◆ Stated exercise ◆
Give the number of lines in this listing that contain "page", with no other words.

--- begin Records for processing ---

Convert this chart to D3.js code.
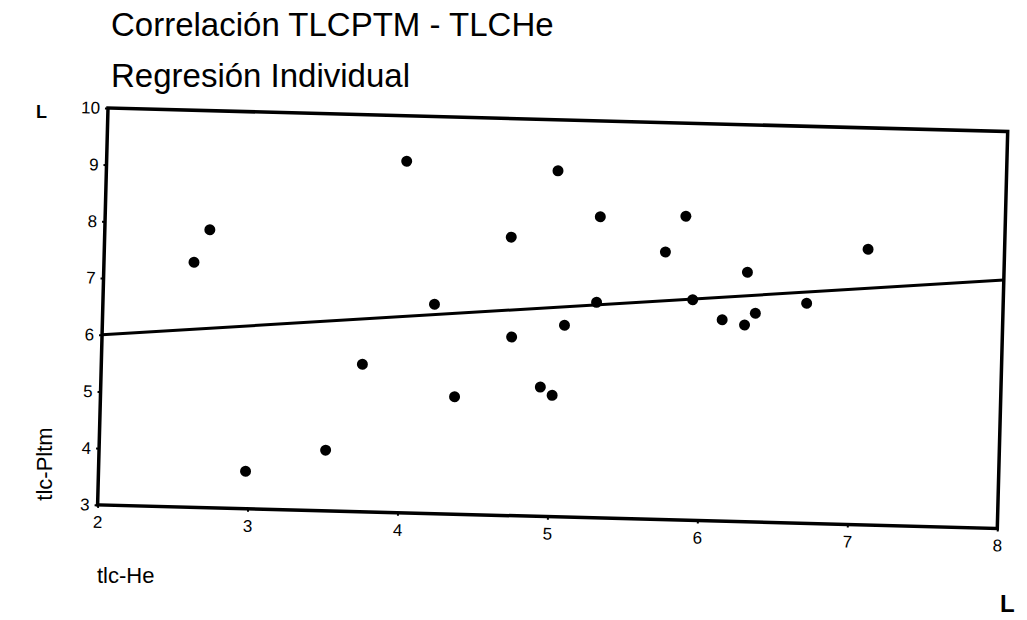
<!DOCTYPE html>
<html>
<head>
<meta charset="utf-8">
<script src="https://cdn.jsdelivr.net/npm/d3@7"></script>
<style>
  body { margin: 0; background: #fff; }
  svg { font-family: "Liberation Sans", Arial, sans-serif; }
  .axis text { font-size: 17px; fill: #000; }
  .axis line { stroke: #000; stroke-width: 2; }
</style>
</head>
<body>
<svg class="chart" width="1027" height="620"></svg>
<script>
// values
var titleText = "Correlación TLCPTM - TLCHe";
var subtitleText = "Regresión Individual";
var xLabel = "tlc-He";
var yLabel = "tlc-Pltm";

var tlcHe   = [4.00, 2.70, 2.60, 4.71, 4.21, 4.73, 3.74, 5.01, 5.30, 5.87, 5.74, 6.29, 7.09,
               5.29, 5.93, 6.69, 5.08, 6.13, 6.28, 6.35, 4.36, 4.93, 5.01, 3.51, 2.98];
var tlcPltm = [9.20, 7.90, 7.32, 7.91, 6.69, 6.15, 5.60, 9.10, 8.31, 8.36, 7.72, 7.40, 7.86,
               6.80, 6.89, 6.88, 6.38, 6.55, 6.47, 6.68, 5.07, 5.28, 5.14, 4.07, 3.66];

// regression line end points
var fitX = [2, 8];
var fitY = [6.0, 7.38];

var xTicks = [2, 3, 4, 5, 6, 7, 8];
var yTicks = [3, 4, 5, 6, 7, 8, 9, 10];

var svg = d3.select(".chart"),
    margin = {top: 108, left: 108},
    width = 900,
    height = 397;

var x = d3.scaleLinear().domain([2, 8]).range([0, width]);
var y = d3.scaleLinear().domain([3, 10]).range([height, 0]);

// titles (not skewed in the scan)
svg.append("text")
    .attr("x", 111).attr("y", 36)
    .style("font-size", "33px")
    .text(titleText);

svg.append("text")
    .attr("x", 111).attr("y", 87)
    .style("font-size", "33px")
    .text(subtitleText);

// the plot area sits slightly rotated on the page
var g = svg.append("g")
    .attr("transform", "translate(" + margin.left + "," + margin.top + ") rotate(1.5)");

g.append("g")
    .attr("class", "x axis")
    .attr("transform", "translate(0," + height + ")")
    .call(d3.axisBottom(x).tickValues(xTicks).tickSize(3).tickSizeOuter(0).tickPadding(8)
        .tickFormat(d3.format("d")));

g.append("g")
    .attr("class", "y axis")
    .call(d3.axisLeft(y).tickValues(yTicks).tickSize(3).tickSizeOuter(0).tickPadding(5)
        .tickFormat(d3.format("d")));

g.selectAll(".axis .domain").remove();

// frame
g.append("rect")
    .attr("x", 0).attr("y", 0)
    .attr("width", width).attr("height", height)
    .attr("fill", "none")
    .attr("stroke", "#000")
    .attr("stroke-width", 3.5);

// regression line
g.append("line")
    .attr("x1", x(fitX[0])).attr("y1", y(fitY[0]))
    .attr("x2", x(fitX[1])).attr("y2", y(fitY[1]))
    .attr("stroke", "#000")
    .attr("stroke-width", 3);

g.selectAll(".dot")
    .data(d3.range(tlcHe.length))
  .enter().append("circle")
    .attr("class", "dot")
    .attr("cx", function(i) { return x(tlcHe[i]); })
    .attr("cy", function(i) { return y(tlcPltm[i]); })
    .attr("r", 5.5)
    .attr("fill", "#000");

// axis labels
svg.append("text")
    .attr("x", 97).attr("y", 583)
    .style("font-size", "22px")
    .text(xLabel);

svg.append("text")
    .attr("transform", "translate(52,464) rotate(-90)")
    .style("text-anchor", "middle")
    .style("font-size", "22px")
    .text(yLabel);

// corner marks from the scan
svg.append("text")
    .attr("x", 36).attr("y", 118)
    .style("font-size", "18px").style("font-weight", "bold")
    .text("L");

svg.append("text")
    .attr("x", 1000).attr("y", 612)
    .style("font-size", "24px").style("font-weight", "bold")
    .text("L");
</script>
</body>
</html>
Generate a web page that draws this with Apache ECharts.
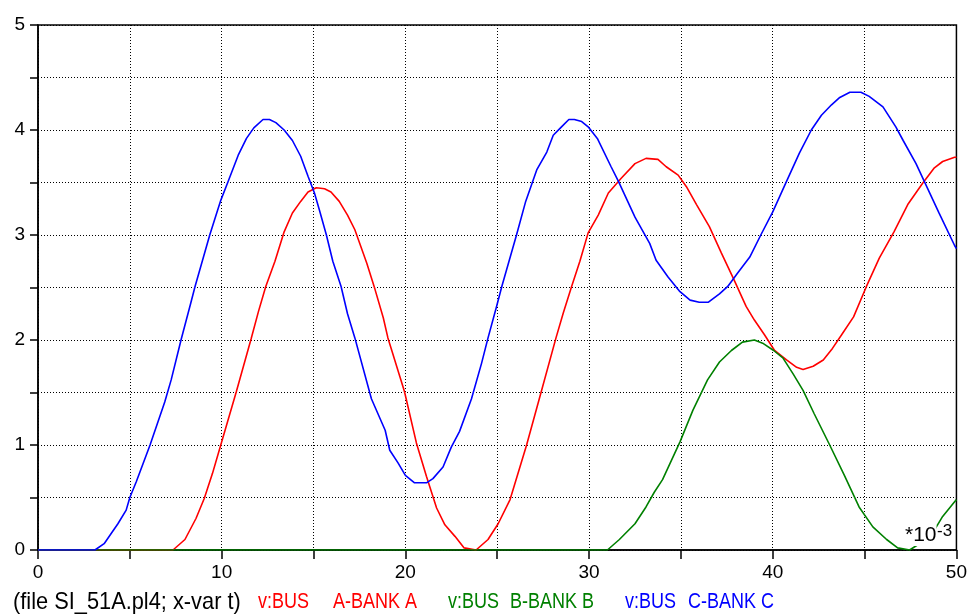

--- end Records for processing ---

◆ Result of this exercise ◆
2